Raw data
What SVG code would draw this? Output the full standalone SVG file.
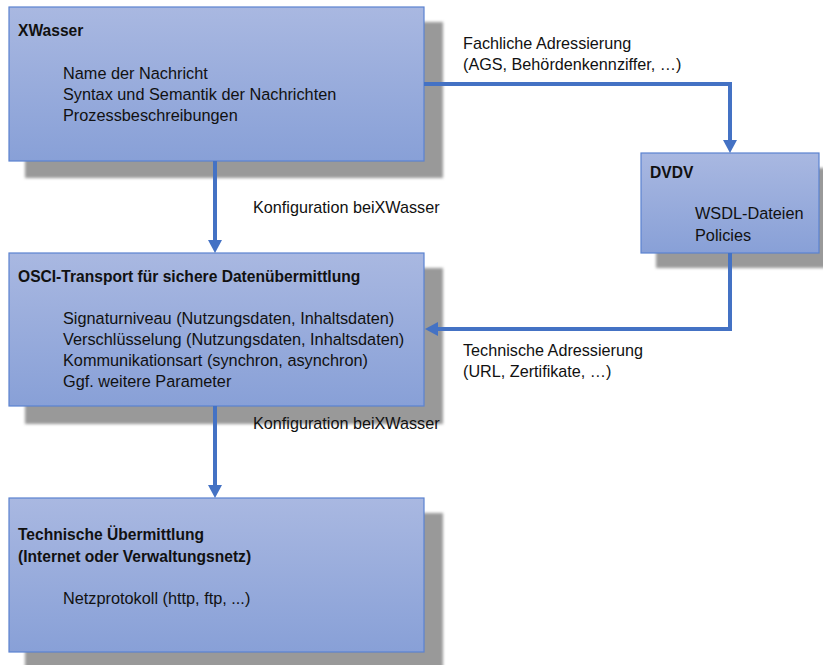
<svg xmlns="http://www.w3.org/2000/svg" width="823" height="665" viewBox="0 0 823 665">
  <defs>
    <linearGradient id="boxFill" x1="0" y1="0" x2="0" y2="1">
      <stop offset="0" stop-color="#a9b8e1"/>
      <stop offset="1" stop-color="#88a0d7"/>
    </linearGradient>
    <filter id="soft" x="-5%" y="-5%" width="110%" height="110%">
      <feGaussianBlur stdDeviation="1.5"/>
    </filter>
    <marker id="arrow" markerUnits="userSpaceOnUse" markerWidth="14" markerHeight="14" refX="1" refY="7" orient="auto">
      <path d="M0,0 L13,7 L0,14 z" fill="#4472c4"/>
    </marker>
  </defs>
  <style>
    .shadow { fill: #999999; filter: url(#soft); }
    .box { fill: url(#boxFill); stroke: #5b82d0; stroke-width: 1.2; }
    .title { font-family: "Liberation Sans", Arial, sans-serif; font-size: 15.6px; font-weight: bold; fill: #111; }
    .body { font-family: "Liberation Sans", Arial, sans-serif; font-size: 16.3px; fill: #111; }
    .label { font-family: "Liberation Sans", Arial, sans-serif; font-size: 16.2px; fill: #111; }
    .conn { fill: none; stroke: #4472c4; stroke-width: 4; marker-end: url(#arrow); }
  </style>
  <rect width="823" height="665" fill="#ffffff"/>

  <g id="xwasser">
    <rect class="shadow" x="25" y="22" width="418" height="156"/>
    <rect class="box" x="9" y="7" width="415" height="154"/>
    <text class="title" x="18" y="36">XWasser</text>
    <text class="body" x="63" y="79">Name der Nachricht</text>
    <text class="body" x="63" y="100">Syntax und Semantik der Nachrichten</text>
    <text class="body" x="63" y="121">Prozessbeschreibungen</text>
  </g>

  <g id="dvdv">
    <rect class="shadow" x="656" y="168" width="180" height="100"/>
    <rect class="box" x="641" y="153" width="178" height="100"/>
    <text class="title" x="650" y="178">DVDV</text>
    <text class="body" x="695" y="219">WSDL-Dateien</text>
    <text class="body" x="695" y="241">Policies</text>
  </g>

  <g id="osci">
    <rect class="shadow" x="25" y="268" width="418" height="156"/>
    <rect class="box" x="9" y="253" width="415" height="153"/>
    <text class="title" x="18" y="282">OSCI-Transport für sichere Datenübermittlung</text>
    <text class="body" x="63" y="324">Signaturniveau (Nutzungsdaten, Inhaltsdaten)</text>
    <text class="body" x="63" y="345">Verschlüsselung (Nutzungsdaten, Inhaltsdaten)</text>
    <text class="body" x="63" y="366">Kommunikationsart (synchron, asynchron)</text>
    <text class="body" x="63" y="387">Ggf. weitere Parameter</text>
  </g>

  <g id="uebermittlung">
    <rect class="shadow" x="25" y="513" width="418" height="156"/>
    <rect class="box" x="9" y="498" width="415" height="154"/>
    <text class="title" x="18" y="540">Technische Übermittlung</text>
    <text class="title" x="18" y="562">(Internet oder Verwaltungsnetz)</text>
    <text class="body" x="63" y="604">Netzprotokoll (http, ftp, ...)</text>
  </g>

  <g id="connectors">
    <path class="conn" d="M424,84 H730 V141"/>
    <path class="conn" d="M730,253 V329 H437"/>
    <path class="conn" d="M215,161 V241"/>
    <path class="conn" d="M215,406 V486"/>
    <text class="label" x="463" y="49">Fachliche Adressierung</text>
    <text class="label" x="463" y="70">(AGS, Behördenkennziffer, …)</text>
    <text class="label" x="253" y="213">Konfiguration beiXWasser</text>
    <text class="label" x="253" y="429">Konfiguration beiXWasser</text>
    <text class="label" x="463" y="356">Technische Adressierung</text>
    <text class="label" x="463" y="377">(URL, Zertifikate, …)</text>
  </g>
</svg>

Task statement
All of the data above should be quoted exactly, except for the pictures.

Result below
What SVG code would draw this? Output the full standalone SVG file.
<svg xmlns="http://www.w3.org/2000/svg" width="823" height="665" viewBox="0 0 823 665">
  <defs>
    <linearGradient id="boxFill" x1="0" y1="0" x2="0" y2="1">
      <stop offset="0" stop-color="#a9b8e1"/>
      <stop offset="1" stop-color="#88a0d7"/>
    </linearGradient>
    <filter id="soft" x="-5%" y="-5%" width="110%" height="110%">
      <feGaussianBlur stdDeviation="1.5"/>
    </filter>
    <marker id="arrow" markerUnits="userSpaceOnUse" markerWidth="14" markerHeight="14" refX="1" refY="7" orient="auto">
      <path d="M0,0 L13,7 L0,14 z" fill="#4472c4"/>
    </marker>
  </defs>
  <style>
    .shadow { fill: #999999; filter: url(#soft); }
    .box { fill: url(#boxFill); stroke: #5b82d0; stroke-width: 1.2; }
    .title { font-family: "Liberation Sans", Arial, sans-serif; font-size: 15.6px; font-weight: bold; fill: #111; }
    .body { font-family: "Liberation Sans", Arial, sans-serif; font-size: 16.3px; fill: #111; }
    .label { font-family: "Liberation Sans", Arial, sans-serif; font-size: 16.2px; fill: #111; }
    .conn { fill: none; stroke: #4472c4; stroke-width: 4; marker-end: url(#arrow); }
  </style>
  <rect width="823" height="665" fill="#ffffff"/>

  <g id="xwasser">
    <rect class="shadow" x="25" y="22" width="418" height="156"/>
    <rect class="box" x="9" y="7" width="415" height="154"/>
    <text class="title" x="18" y="36">XWasser</text>
    <text class="body" x="63" y="79">Name der Nachricht</text>
    <text class="body" x="63" y="100">Syntax und Semantik der Nachrichten</text>
    <text class="body" x="63" y="121">Prozessbeschreibungen</text>
  </g>

  <g id="dvdv">
    <rect class="shadow" x="656" y="168" width="180" height="100"/>
    <rect class="box" x="641" y="153" width="178" height="100"/>
    <text class="title" x="650" y="178">DVDV</text>
    <text class="body" x="695" y="219">WSDL-Dateien</text>
    <text class="body" x="695" y="241">Policies</text>
  </g>

  <g id="osci">
    <rect class="shadow" x="25" y="268" width="418" height="156"/>
    <rect class="box" x="9" y="253" width="415" height="153"/>
    <text class="title" x="18" y="282">OSCI-Transport für sichere Datenübermittlung</text>
    <text class="body" x="63" y="324">Signaturniveau (Nutzungsdaten, Inhaltsdaten)</text>
    <text class="body" x="63" y="345">Verschlüsselung (Nutzungsdaten, Inhaltsdaten)</text>
    <text class="body" x="63" y="366">Kommunikationsart (synchron, asynchron)</text>
    <text class="body" x="63" y="387">Ggf. weitere Parameter</text>
  </g>

  <g id="uebermittlung">
    <rect class="shadow" x="25" y="513" width="418" height="156"/>
    <rect class="box" x="9" y="498" width="415" height="154"/>
    <text class="title" x="18" y="540">Technische Übermittlung</text>
    <text class="title" x="18" y="562">(Internet oder Verwaltungsnetz)</text>
    <text class="body" x="63" y="604">Netzprotokoll (http, ftp, ...)</text>
  </g>

  <g id="connectors">
    <path class="conn" d="M424,84 H730 V141"/>
    <path class="conn" d="M730,253 V329 H437"/>
    <path class="conn" d="M215,161 V241"/>
    <path class="conn" d="M215,406 V486"/>
    <text class="label" x="463" y="49">Fachliche Adressierung</text>
    <text class="label" x="463" y="70">(AGS, Behördenkennziffer, …)</text>
    <text class="label" x="253" y="213">Konfiguration beiXWasser</text>
    <text class="label" x="253" y="429">Konfiguration beiXWasser</text>
    <text class="label" x="463" y="356">Technische Adressierung</text>
    <text class="label" x="463" y="377">(URL, Zertifikate, …)</text>
  </g>
</svg>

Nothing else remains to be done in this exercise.